▶ [EXERCISE] Output the material word for word. Leave each picture out.

▶ [AVAILABLE RECORDS]
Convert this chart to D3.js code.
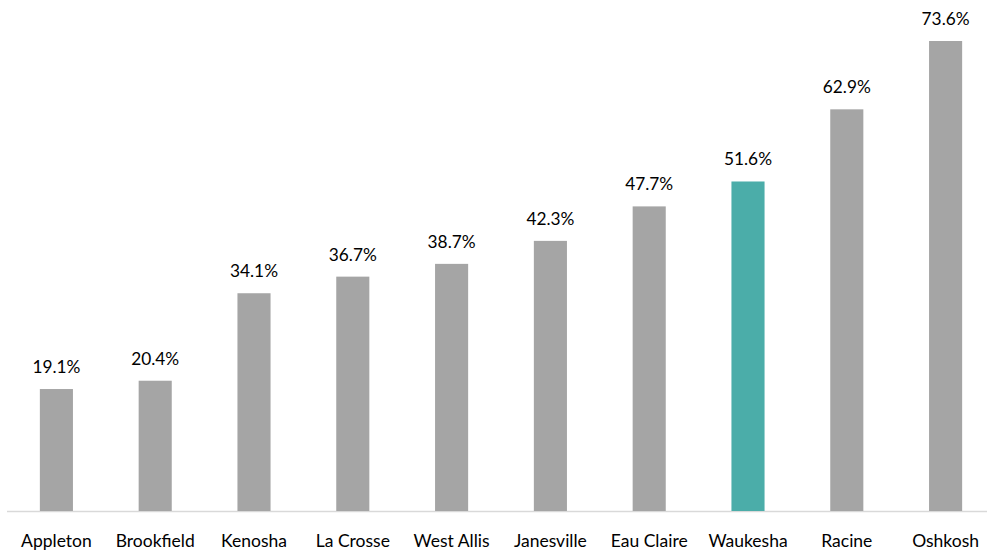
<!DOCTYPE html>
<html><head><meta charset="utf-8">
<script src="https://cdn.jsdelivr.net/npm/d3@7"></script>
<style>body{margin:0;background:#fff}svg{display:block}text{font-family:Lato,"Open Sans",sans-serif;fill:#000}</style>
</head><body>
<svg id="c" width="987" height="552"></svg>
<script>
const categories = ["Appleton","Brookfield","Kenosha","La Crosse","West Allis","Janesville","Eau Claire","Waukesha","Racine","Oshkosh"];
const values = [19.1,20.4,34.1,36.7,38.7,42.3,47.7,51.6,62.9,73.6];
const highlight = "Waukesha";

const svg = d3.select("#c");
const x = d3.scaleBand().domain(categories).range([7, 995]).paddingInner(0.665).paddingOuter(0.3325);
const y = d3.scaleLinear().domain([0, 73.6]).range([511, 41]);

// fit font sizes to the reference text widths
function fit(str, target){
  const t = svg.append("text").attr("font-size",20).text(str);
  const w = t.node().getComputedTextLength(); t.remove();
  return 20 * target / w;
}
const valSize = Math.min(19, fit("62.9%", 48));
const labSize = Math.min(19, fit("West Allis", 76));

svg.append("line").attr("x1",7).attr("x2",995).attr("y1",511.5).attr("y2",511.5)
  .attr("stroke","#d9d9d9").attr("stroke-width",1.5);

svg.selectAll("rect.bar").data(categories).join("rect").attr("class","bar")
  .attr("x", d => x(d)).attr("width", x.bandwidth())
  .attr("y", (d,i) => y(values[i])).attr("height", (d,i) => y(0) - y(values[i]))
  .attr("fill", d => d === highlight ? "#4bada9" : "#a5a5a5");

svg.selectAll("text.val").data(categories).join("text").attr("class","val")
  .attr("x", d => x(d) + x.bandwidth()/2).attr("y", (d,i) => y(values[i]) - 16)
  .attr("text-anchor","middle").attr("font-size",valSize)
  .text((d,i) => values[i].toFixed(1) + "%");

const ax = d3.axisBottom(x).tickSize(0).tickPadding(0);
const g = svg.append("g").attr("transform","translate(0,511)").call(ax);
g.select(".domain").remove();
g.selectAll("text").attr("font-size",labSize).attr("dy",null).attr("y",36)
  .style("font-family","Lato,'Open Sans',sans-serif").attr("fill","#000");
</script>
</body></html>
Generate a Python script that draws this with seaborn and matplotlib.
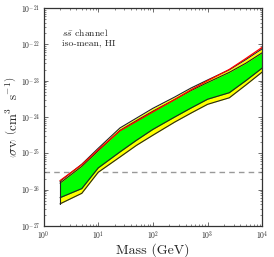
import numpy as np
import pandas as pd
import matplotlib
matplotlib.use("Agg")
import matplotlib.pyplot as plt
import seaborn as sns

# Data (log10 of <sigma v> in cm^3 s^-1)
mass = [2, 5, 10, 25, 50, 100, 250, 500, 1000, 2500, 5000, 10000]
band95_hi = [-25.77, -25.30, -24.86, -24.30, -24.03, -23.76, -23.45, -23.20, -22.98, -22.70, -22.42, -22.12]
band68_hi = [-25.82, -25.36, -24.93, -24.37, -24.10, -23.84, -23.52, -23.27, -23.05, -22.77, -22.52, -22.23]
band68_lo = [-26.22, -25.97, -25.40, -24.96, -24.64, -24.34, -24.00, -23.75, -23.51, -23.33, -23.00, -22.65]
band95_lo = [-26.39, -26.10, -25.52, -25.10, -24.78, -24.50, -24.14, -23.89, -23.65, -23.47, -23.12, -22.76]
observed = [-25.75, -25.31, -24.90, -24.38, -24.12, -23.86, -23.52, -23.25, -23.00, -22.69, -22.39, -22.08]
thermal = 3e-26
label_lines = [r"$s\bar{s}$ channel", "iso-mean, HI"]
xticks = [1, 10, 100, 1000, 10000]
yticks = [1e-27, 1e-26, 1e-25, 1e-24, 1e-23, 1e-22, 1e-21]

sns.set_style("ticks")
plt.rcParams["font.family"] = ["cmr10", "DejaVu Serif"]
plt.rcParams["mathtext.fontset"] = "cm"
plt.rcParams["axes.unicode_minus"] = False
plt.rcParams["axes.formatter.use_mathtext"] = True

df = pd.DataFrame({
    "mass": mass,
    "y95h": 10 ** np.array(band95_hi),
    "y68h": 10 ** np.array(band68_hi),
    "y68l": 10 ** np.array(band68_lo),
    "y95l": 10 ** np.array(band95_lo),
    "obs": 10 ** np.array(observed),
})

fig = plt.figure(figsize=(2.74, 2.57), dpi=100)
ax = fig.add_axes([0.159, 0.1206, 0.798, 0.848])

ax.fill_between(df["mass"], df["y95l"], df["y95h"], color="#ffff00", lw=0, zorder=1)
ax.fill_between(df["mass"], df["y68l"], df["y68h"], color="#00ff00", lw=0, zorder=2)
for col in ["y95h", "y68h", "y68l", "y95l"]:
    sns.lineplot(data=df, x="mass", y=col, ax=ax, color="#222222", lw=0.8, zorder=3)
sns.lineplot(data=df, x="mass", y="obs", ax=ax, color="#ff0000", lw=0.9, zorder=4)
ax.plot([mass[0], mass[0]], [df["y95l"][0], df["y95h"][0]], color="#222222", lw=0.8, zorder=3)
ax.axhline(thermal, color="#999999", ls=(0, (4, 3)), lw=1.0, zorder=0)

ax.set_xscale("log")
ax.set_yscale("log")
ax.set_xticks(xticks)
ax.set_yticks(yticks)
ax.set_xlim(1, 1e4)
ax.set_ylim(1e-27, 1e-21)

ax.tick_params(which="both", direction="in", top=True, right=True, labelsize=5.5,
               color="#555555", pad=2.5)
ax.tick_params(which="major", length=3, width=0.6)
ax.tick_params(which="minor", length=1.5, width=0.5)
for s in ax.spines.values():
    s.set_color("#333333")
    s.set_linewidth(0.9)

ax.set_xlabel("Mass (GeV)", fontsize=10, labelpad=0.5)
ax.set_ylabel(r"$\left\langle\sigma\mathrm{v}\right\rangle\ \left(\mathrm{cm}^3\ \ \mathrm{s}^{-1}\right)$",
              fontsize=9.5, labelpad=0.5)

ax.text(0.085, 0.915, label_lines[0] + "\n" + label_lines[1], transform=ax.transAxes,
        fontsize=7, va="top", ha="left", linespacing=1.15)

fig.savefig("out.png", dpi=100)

▶ [WRITTEN REPLY]
Convert this chart to D3.js code.
<!DOCTYPE html>
<html><head><meta charset="utf-8">
<script src="https://cdn.jsdelivr.net/npm/d3@7"></script>
<style>body{margin:0;background:#fff}svg{display:block}text{font-family:Lato,"Open Sans",sans-serif;fill:#000}</style>
</head><body>
<svg id="c" width="987" height="552"></svg>
<script>
const categories = ["Appleton","Brookfield","Kenosha","La Crosse","West Allis","Janesville","Eau Claire","Waukesha","Racine","Oshkosh"];
const values = [19.1,20.4,34.1,36.7,38.7,42.3,47.7,51.6,62.9,73.6];
const highlight = "Waukesha";

const svg = d3.select("#c");
const x = d3.scaleBand().domain(categories).range([7, 995]).paddingInner(0.665).paddingOuter(0.3325);
const y = d3.scaleLinear().domain([0, 73.6]).range([511, 41]);

// fit font sizes to the reference text widths
function fit(str, target){
  const t = svg.append("text").attr("font-size",20).text(str);
  const w = t.node().getComputedTextLength(); t.remove();
  return 20 * target / w;
}
const valSize = Math.min(19, fit("62.9%", 48));
const labSize = Math.min(19, fit("West Allis", 76));

svg.append("line").attr("x1",7).attr("x2",995).attr("y1",511.5).attr("y2",511.5)
  .attr("stroke","#d9d9d9").attr("stroke-width",1.5);

svg.selectAll("rect.bar").data(categories).join("rect").attr("class","bar")
  .attr("x", d => x(d)).attr("width", x.bandwidth())
  .attr("y", (d,i) => y(values[i])).attr("height", (d,i) => y(0) - y(values[i]))
  .attr("fill", d => d === highlight ? "#4bada9" : "#a5a5a5");

svg.selectAll("text.val").data(categories).join("text").attr("class","val")
  .attr("x", d => x(d) + x.bandwidth()/2).attr("y", (d,i) => y(values[i]) - 16)
  .attr("text-anchor","middle").attr("font-size",valSize)
  .text((d,i) => values[i].toFixed(1) + "%");

const ax = d3.axisBottom(x).tickSize(0).tickPadding(0);
const g = svg.append("g").attr("transform","translate(0,511)").call(ax);
g.select(".domain").remove();
g.selectAll("text").attr("font-size",labSize).attr("dy",null).attr("y",36)
  .style("font-family","Lato,'Open Sans',sans-serif").attr("fill","#000");
</script>
</body></html>
Generate a Python script that draws this with seaborn and matplotlib.
import numpy as np
import pandas as pd
import matplotlib
matplotlib.use("Agg")
import matplotlib.pyplot as plt
import seaborn as sns

# Data (log10 of <sigma v> in cm^3 s^-1)
mass = [2, 5, 10, 25, 50, 100, 250, 500, 1000, 2500, 5000, 10000]
band95_hi = [-25.77, -25.30, -24.86, -24.30, -24.03, -23.76, -23.45, -23.20, -22.98, -22.70, -22.42, -22.12]
band68_hi = [-25.82, -25.36, -24.93, -24.37, -24.10, -23.84, -23.52, -23.27, -23.05, -22.77, -22.52, -22.23]
band68_lo = [-26.22, -25.97, -25.40, -24.96, -24.64, -24.34, -24.00, -23.75, -23.51, -23.33, -23.00, -22.65]
band95_lo = [-26.39, -26.10, -25.52, -25.10, -24.78, -24.50, -24.14, -23.89, -23.65, -23.47, -23.12, -22.76]
observed = [-25.75, -25.31, -24.90, -24.38, -24.12, -23.86, -23.52, -23.25, -23.00, -22.69, -22.39, -22.08]
thermal = 3e-26
label_lines = [r"$s\bar{s}$ channel", "iso-mean, HI"]
xticks = [1, 10, 100, 1000, 10000]
yticks = [1e-27, 1e-26, 1e-25, 1e-24, 1e-23, 1e-22, 1e-21]

sns.set_style("ticks")
plt.rcParams["font.family"] = ["cmr10", "DejaVu Serif"]
plt.rcParams["mathtext.fontset"] = "cm"
plt.rcParams["axes.unicode_minus"] = False
plt.rcParams["axes.formatter.use_mathtext"] = True

df = pd.DataFrame({
    "mass": mass,
    "y95h": 10 ** np.array(band95_hi),
    "y68h": 10 ** np.array(band68_hi),
    "y68l": 10 ** np.array(band68_lo),
    "y95l": 10 ** np.array(band95_lo),
    "obs": 10 ** np.array(observed),
})

fig = plt.figure(figsize=(2.74, 2.57), dpi=100)
ax = fig.add_axes([0.159, 0.1206, 0.798, 0.848])

ax.fill_between(df["mass"], df["y95l"], df["y95h"], color="#ffff00", lw=0, zorder=1)
ax.fill_between(df["mass"], df["y68l"], df["y68h"], color="#00ff00", lw=0, zorder=2)
for col in ["y95h", "y68h", "y68l", "y95l"]:
    sns.lineplot(data=df, x="mass", y=col, ax=ax, color="#222222", lw=0.8, zorder=3)
sns.lineplot(data=df, x="mass", y="obs", ax=ax, color="#ff0000", lw=0.9, zorder=4)
ax.plot([mass[0], mass[0]], [df["y95l"][0], df["y95h"][0]], color="#222222", lw=0.8, zorder=3)
ax.axhline(thermal, color="#999999", ls=(0, (4, 3)), lw=1.0, zorder=0)

ax.set_xscale("log")
ax.set_yscale("log")
ax.set_xticks(xticks)
ax.set_yticks(yticks)
ax.set_xlim(1, 1e4)
ax.set_ylim(1e-27, 1e-21)

ax.tick_params(which="both", direction="in", top=True, right=True, labelsize=5.5,
               color="#555555", pad=2.5)
ax.tick_params(which="major", length=3, width=0.6)
ax.tick_params(which="minor", length=1.5, width=0.5)
for s in ax.spines.values():
    s.set_color("#333333")
    s.set_linewidth(0.9)

ax.set_xlabel("Mass (GeV)", fontsize=10, labelpad=0.5)
ax.set_ylabel(r"$\left\langle\sigma\mathrm{v}\right\rangle\ \left(\mathrm{cm}^3\ \ \mathrm{s}^{-1}\right)$",
              fontsize=9.5, labelpad=0.5)

ax.text(0.085, 0.915, label_lines[0] + "\n" + label_lines[1], transform=ax.transAxes,
        fontsize=7, va="top", ha="left", linespacing=1.15)

fig.savefig("out.png", dpi=100)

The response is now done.